Being a certified nursing assistant, also known as a CNA, has become an intriguing career option for a lot of people. With its relatively minimal requirements, good pay, and high upside for potential career growth, becoming a nursing assistant provides a huge window of opportunity for people who want to try it out. But how hard is it really to be a CNA? This article will answer this question based on multiple facts about this job.
Becoming a CNA
Compared to other health care professionals that actually require you to have a college degree, applying to become a nursing assistant doesn’t require you to have one. With the minimum of a high school degree or equivalent, you can apply for a nursing assistant course near you. Other additional requirements that may be asked when applying include a clean criminal record, certification of being physically and mentally fit, and attending a local orientation.
Completing a CNA course will take you anywhere from 8 to 12 weeks. While completing the course, you can learn about basic clinical skills such as taking vital signs and administering basic life support. Once you complete the course, you become eligible to take the nursing assistant certification examination. This examination will cover topics that you need to master as a nursing assistant. Once certified, you can start working as a nursing assistant right away. You can also enjoy the multiple career options that being a CNA can offer.
Job responsibilities of a CNA
A nursing assistant plays multiple roles. Their core purpose is to aid patients with the activities of daily living, helping them get by with day-to-day tasks to enhance their recovery and functionality. They usually work under the supervision of a registered nurse, either under the setting of a hospital, a nursing home, or other health care facilities. A nursing assistant can perform any of the following as deemed fit. They can help patients bathe, dress up, use a toilet, and perform other basic tasks of daily living. They can also help in monitoring vital signs and record any concern/s the patient may have.

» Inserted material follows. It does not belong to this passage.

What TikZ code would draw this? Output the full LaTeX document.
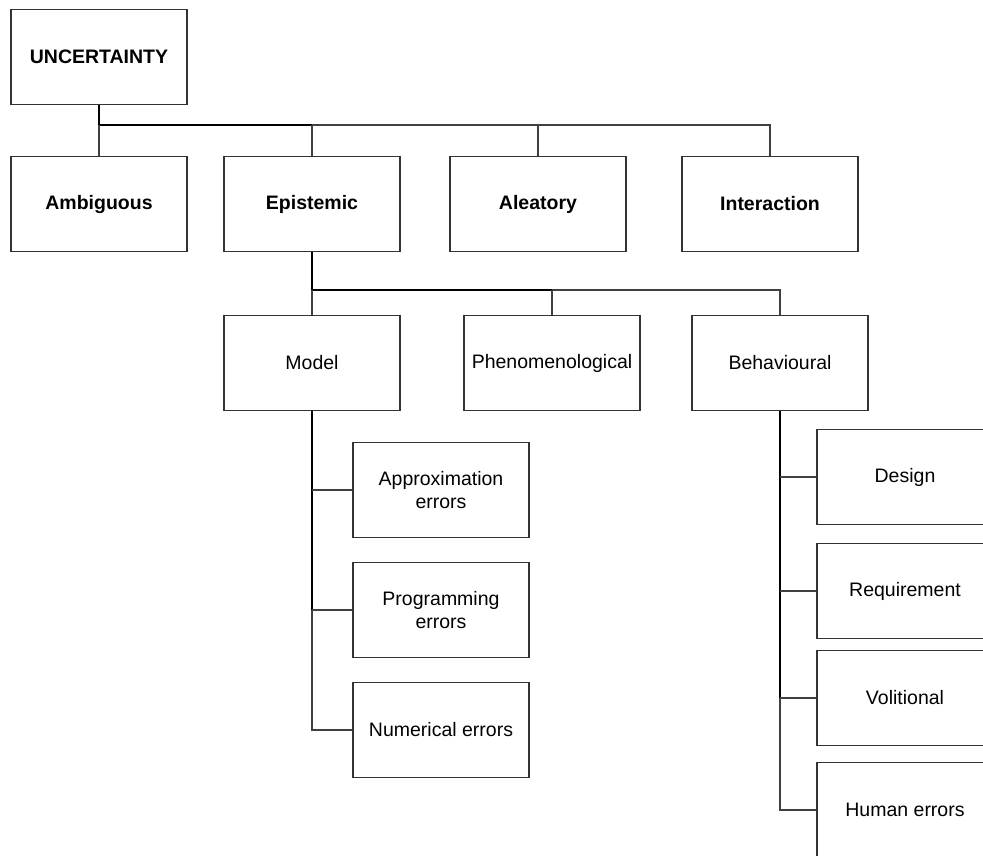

Potential obstacles for CNAs
The demand for nursing assistants remain high. This, combined with the relatively minimal requirements to become one, makes it an intriguing career option for a lot of people. However, just like with a lot of jobs, there are potential issues and obstacles that a CNA can face while at work. First of all, being exposed with patients make them prone to acquiring some diseases. Also, the work of a nursing assistant can be potentially exhausting, attending to multiple patients for long hours. There is also the occasional problem with burnout and abuse from co-workers.
So is being a CNA hard? It certainly has its difficulties and risks, and it will break the wills of some people if they aren’t prepared for it. However, this is more than mitigated by a job that properly compensates, a career that presents multiple challenges and opportunities, and a life calling that will prove very fulfilling. Being a CNA is not an easy job, but it can easily work in your favor if you get it right.